Commissioner of Administration Kristy Nichols, Jindal’s chief budget aide, issued a point-by-point rebuttal. Kennedy is “a big government defender of the status quo,” she said.

“We appreciate the treasurer’s opinion, but given his long track record of half-baked gimmicks and his office’s recent miscalculation of the state’s debt, we will pass on his suggestion,” she said. 

A recent report on Louisiana’s net state tax-supported debt was revised after it was determined that one bond issue had been counted twice. Three GOP state representatives echoed some of Kennedy’s criticisms at a joint press conference in Baton Rouge on Monday.

Cameron Henry, Thomas Carmody and John Schroder criticized Jindal’s plan to use $60 million of the savings from a proposed refinancing of the state’s tobacco settlement bonds to fund a college scholarship program in fiscal 2014.

“I have spoken with a good number of the members of the Legislature, and each senator and representative has expressed concern over how this budget has been cobbled together,” Carmody said. “The proposal regarding use of tobacco settlement funds is yet another example of just how concerned we should all be.”

Henry said he backs the tobacco refinancing but not the use of the one-time revenues for the scholarship program.

“It’s what you do with the savings,” he said. “I want members to be aware of where the nonrecurring money is and let them know we’re creating a problem.”

Trustees of Louisiana’s Tobacco Settlement Financing Corp. gave preliminary approval last month to Jindal’s plan refund $823.1 million of bonds backed by the state’s portion of the 1998 tobacco settlement. Nichols said the refunding should provide savings of $85 million. “With interest rates at historical lows, refinancing the state’s tobacco bonds not only produces substantial savings for the state, it’s also a financial deal that’s in the best long-term interest of the state,” she said.

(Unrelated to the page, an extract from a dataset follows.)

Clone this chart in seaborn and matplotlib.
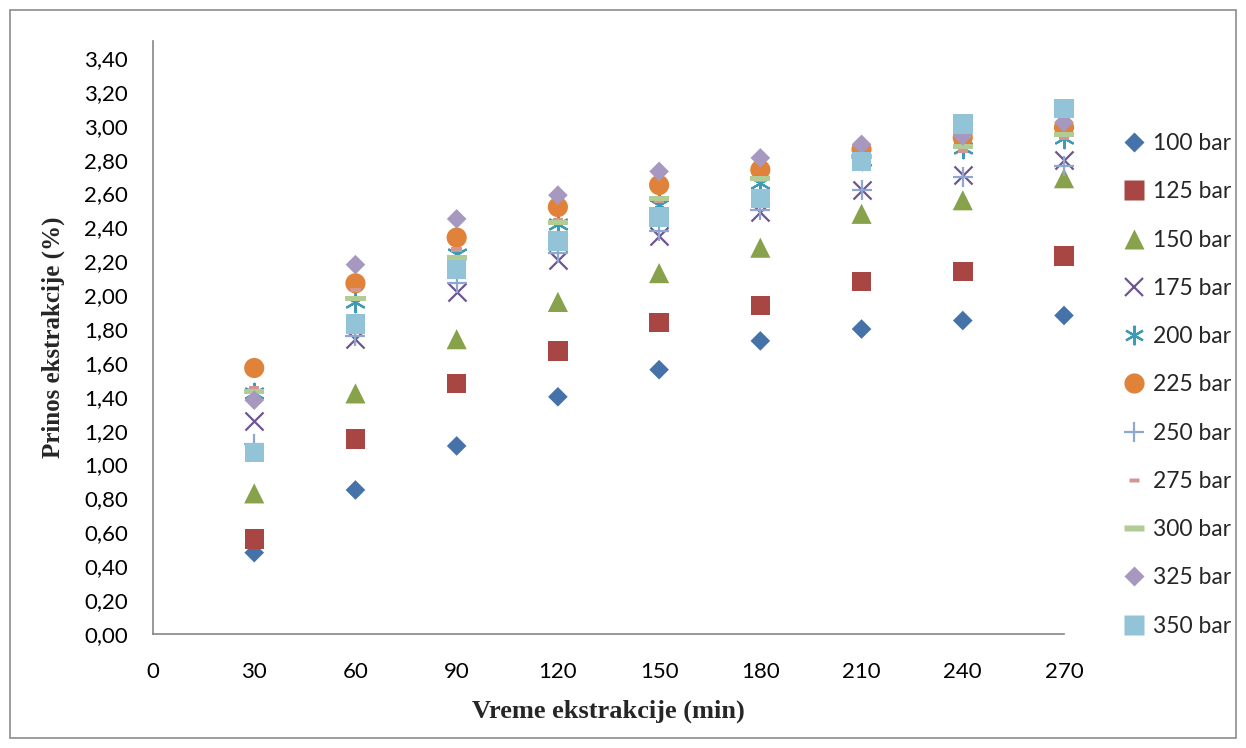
import numpy as np
import pandas as pd
import seaborn as sns
import matplotlib
matplotlib.use("Agg")
import matplotlib.pyplot as plt
from matplotlib.path import Path
from matplotlib.lines import Line2D
from matplotlib.patches import Rectangle
from matplotlib.ticker import FuncFormatter, MultipleLocator

# Extraction time (min)
time_min = [30, 60, 90, 120, 150, 180, 210, 240, 270]

# Extraction yield (%) at each pressure
y_100 = [0.48, 0.85, 1.11, 1.40, 1.56, 1.73, 1.80, 1.85, 1.88]
y_125 = [0.56, 1.15, 1.48, 1.67, 1.84, 1.94, 2.08, 2.14, 2.23]
y_150 = [0.83, 1.42, 1.74, 1.96, 2.13, 2.28, 2.48, 2.56, 2.69]
y_175 = [1.26, 1.74, 2.02, 2.21, 2.35, 2.49, 2.62, 2.71, 2.80]
y_200 = [1.42, 1.96, 2.24, 2.42, 2.53, 2.66, 2.80, 2.87, 2.93]
y_225 = [1.57, 2.07, 2.34, 2.52, 2.65, 2.74, 2.86, 2.93, 2.99]
y_250 = [1.12, 1.76, 2.07, 2.25, 2.38, 2.50, 2.62, 2.70, 2.76]
y_275 = [1.45, 2.03, 2.27, 2.44, 2.56, 2.68, 2.81, 2.85, 2.93]
y_300 = [1.43, 1.98, 2.22, 2.43, 2.57, 2.69, 2.82, 2.88, 2.95]
y_325 = [1.38, 2.18, 2.45, 2.59, 2.73, 2.81, 2.89, 2.94, 3.02]
y_350 = [1.07, 1.83, 2.15, 2.32, 2.46, 2.57, 2.79, 3.01, 3.10]

labels = ["100 bar", "125 bar", "150 bar", "175 bar", "200 bar", "225 bar",
          "250 bar", "275 bar", "300 bar", "325 bar", "350 bar"]
series = [y_100, y_125, y_150, y_175, y_200, y_225,
          y_250, y_275, y_300, y_325, y_350]

colors = ["#4672AA", "#A84644", "#87A24A", "#6E5592", "#3D9CB5", "#E0823A",
          "#8EA7D0", "#D49693", "#B3CC95", "#A698BF", "#92C3D6"]


def bar_marker(h):
    # flat rectangle used as a dash-shaped marker
    return Path([(-0.5, -h / 2), (0.5, -h / 2), (0.5, h / 2), (-0.5, h / 2), (-0.5, -h / 2)],
                [Path.MOVETO, Path.LINETO, Path.LINETO, Path.LINETO, Path.CLOSEPOLY])


short_dash = bar_marker(0.45)
long_dash = bar_marker(0.25)
asterisk = (6, 2, 0)

# marker, size (pt), filled
styles = [
    ("D", 10.0, True),
    ("s", 14.0, True),
    ("^", 14.5, True),
    ("x", 13.0, False),
    (asterisk, 14.0, False),
    ("o", 14.5, True),
    ("+", 14.0, False),
    (short_dash, 7.5, True),
    (long_dash, 14.5, True),
    ("D", 10.0, True),
    ("s", 14.0, True),
]

sns.set_theme(style="white")
plt.rcParams["font.family"] = ["Lato", "DejaVu Sans"]

fig = plt.figure(figsize=(12.46, 7.48), dpi=100)
ax = fig.add_axes([153 / 1246, 1 - 634 / 748, (1064 - 153) / 1246, (634 - 41) / 748])

# outer chart frame
fig.patches.append(Rectangle((10 / 1246, 10 / 748), 1226 / 1246, 728 / 748,
                             transform=fig.transFigure, fill=False,
                             edgecolor="#8C8C8C", linewidth=1.2))

handles = []
for lab, ys, col, (mk, ms, filled) in zip(labels, series, colors, styles):
    df = pd.DataFrame({"t": time_min, "y": ys})
    if filled:
        sns.scatterplot(data=df, x="t", y="y", ax=ax, marker=mk, s=ms ** 2,
                        color=col, edgecolor="none", linewidth=0, clip_on=False)
        handles.append(Line2D([], [], linestyle="none", marker=mk, markersize=ms,
                              markerfacecolor=col, markeredgecolor="none", label=lab))
    else:
        sns.scatterplot(data=df, x="t", y="y", ax=ax, marker=mk, s=ms ** 2,
                        color=col, linewidth=1.6, clip_on=False)
        handles.append(Line2D([], [], linestyle="none", marker=mk, markersize=ms,
                              color=col, markeredgewidth=1.6, label=lab))

ax.set_xlim(0, 270)
ax.set_ylim(0, 3.5)
ax.xaxis.set_major_locator(MultipleLocator(30))
ax.set_yticks(np.arange(0, 3.41, 0.2))
ax.yaxis.set_major_formatter(FuncFormatter(lambda v, p: f"{v:.2f}".replace(".", ",")))

for side in ["top", "right"]:
    ax.spines[side].set_visible(False)
for side in ["left", "bottom"]:
    ax.spines[side].set_color("#868686")
    ax.spines[side].set_linewidth(1.2)
ax.tick_params(axis="both", direction="out", length=6, width=1.2, color="#868686",
               labelsize=16, labelcolor="black")
ax.tick_params(axis="y", pad=12)
ax.tick_params(axis="x", pad=14)
ax.grid(False)

ax.set_xlabel("Vreme ekstrakcije (min)", fontfamily="Liberation Serif",
              fontweight="bold", fontsize=19, labelpad=13)
ax.set_ylabel("Prinos ekstrakcije (%)", fontfamily="Liberation Serif",
              fontweight="bold", fontsize=18, labelpad=14)

fig.legend(handles=handles, loc="upper left", bbox_to_anchor=(1123 / 1246, 1 - 133 / 748),
           frameon=False, fontsize=16.5, labelspacing=1.19, handlelength=1.0,
           handletextpad=0.3, borderpad=0, borderaxespad=0)

fig.savefig("out.png", dpi=100)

Jindal’s proposed $24.7 billion executive budget for the fiscal year that begins July 1 is $1 billion less than in fiscal 2013, a reduction of almost 4%. “Louisiana continues to chart a path that expands economic opportunities for our people and protects education and health care funding while reducing government’s footprint, not only shrinking its size and cost, but making government more effective and efficient,” the GOP governor said.